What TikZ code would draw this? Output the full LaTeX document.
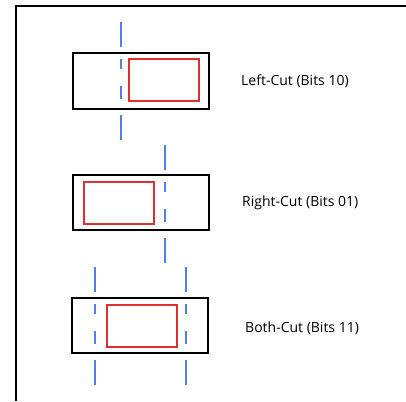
\documentclass[tikz,border=0pt]{standalone}
\usepackage{fontspec}
\setmainfont{Open Sans}
\definecolor{cutblue}{RGB}{80,128,232}
\definecolor{cutred}{RGB}{222,48,48}
\begin{document}
\begin{tikzpicture}[x=1pt,y=-1pt,
  outerbox/.style={draw=black,line width=2pt,minimum width=136pt,minimum height=55pt,inner sep=0pt},
  innerbox/.style={draw=cutred,line width=2pt,minimum width=70pt,minimum height=42pt,inner sep=0pt},
  cutline/.style={draw=cutblue,line width=2pt,dash pattern=on 25pt off 12pt on 10pt off 17pt on 13pt off 16pt on 25pt off 20pt},
  lbl/.style={anchor=west,inner sep=0pt,font=\fontsize{14}{16}\selectfont}]
\useasboundingbox (0,0) rectangle (406,401);
\fill[white] (0,0) rectangle (406,401);
\draw[line width=2.5pt] (16,401) -- (16,6) -- (406,6);
% Left-Cut
\node[outerbox] (o1) at (141,81) {};
\node[innerbox] (r1) at (164,80) {};
\coordinate (l1t) at (121,22);
\coordinate (l1b) at (121,140);
\draw[cutline] (l1t) -- (l1b);
\node[lbl] (t1) at (241,81) {Left-Cut (Bits 10)};
% Right-Cut
\node[outerbox] (o2) at (141,202.5) {};
\node[innerbox] (r2) at (118.5,202.5) {};
\coordinate (l2t) at (165,145);
\coordinate (l2b) at (165,263);
\draw[cutline] (l2t) -- (l2b);
\node[lbl] (t2) at (242,203) {Right-Cut (Bits 01)};
% Both-Cut
\node[outerbox] (o3) at (140,325.5) {};
\node[innerbox] (r3) at (141.5,325.5) {};
\coordinate (l3t) at (95,267);
\coordinate (l3b) at (95,385);
\coordinate (l4t) at (186,267);
\coordinate (l4b) at (186,385);
\draw[cutline] (l3t) -- (l3b);
\draw[cutline] (l4t) -- (l4b);
\node[lbl] (t3) at (245,328) {Both-Cut (Bits 11)};
\end{tikzpicture}
\end{document}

----

## TASK GOAL
Write the listing out a second time exactly, dropping all images.

## WRITTEN RESPONSE
What TikZ code would draw this? Output the full LaTeX document.
\documentclass[tikz,border=0pt]{standalone}
\usepackage{fontspec}
\setmainfont{Open Sans}
\definecolor{cutblue}{RGB}{80,128,232}
\definecolor{cutred}{RGB}{222,48,48}
\begin{document}
\begin{tikzpicture}[x=1pt,y=-1pt,
  outerbox/.style={draw=black,line width=2pt,minimum width=136pt,minimum height=55pt,inner sep=0pt},
  innerbox/.style={draw=cutred,line width=2pt,minimum width=70pt,minimum height=42pt,inner sep=0pt},
  cutline/.style={draw=cutblue,line width=2pt,dash pattern=on 25pt off 12pt on 10pt off 17pt on 13pt off 16pt on 25pt off 20pt},
  lbl/.style={anchor=west,inner sep=0pt,font=\fontsize{14}{16}\selectfont}]
\useasboundingbox (0,0) rectangle (406,401);
\fill[white] (0,0) rectangle (406,401);
\draw[line width=2.5pt] (16,401) -- (16,6) -- (406,6);
% Left-Cut
\node[outerbox] (o1) at (141,81) {};
\node[innerbox] (r1) at (164,80) {};
\coordinate (l1t) at (121,22);
\coordinate (l1b) at (121,140);
\draw[cutline] (l1t) -- (l1b);
\node[lbl] (t1) at (241,81) {Left-Cut (Bits 10)};
% Right-Cut
\node[outerbox] (o2) at (141,202.5) {};
\node[innerbox] (r2) at (118.5,202.5) {};
\coordinate (l2t) at (165,145);
\coordinate (l2b) at (165,263);
\draw[cutline] (l2t) -- (l2b);
\node[lbl] (t2) at (242,203) {Right-Cut (Bits 01)};
% Both-Cut
\node[outerbox] (o3) at (140,325.5) {};
\node[innerbox] (r3) at (141.5,325.5) {};
\coordinate (l3t) at (95,267);
\coordinate (l3b) at (95,385);
\coordinate (l4t) at (186,267);
\coordinate (l4b) at (186,385);
\draw[cutline] (l3t) -- (l3b);
\draw[cutline] (l4t) -- (l4b);
\node[lbl] (t3) at (245,328) {Both-Cut (Bits 11)};
\end{tikzpicture}
\end{document}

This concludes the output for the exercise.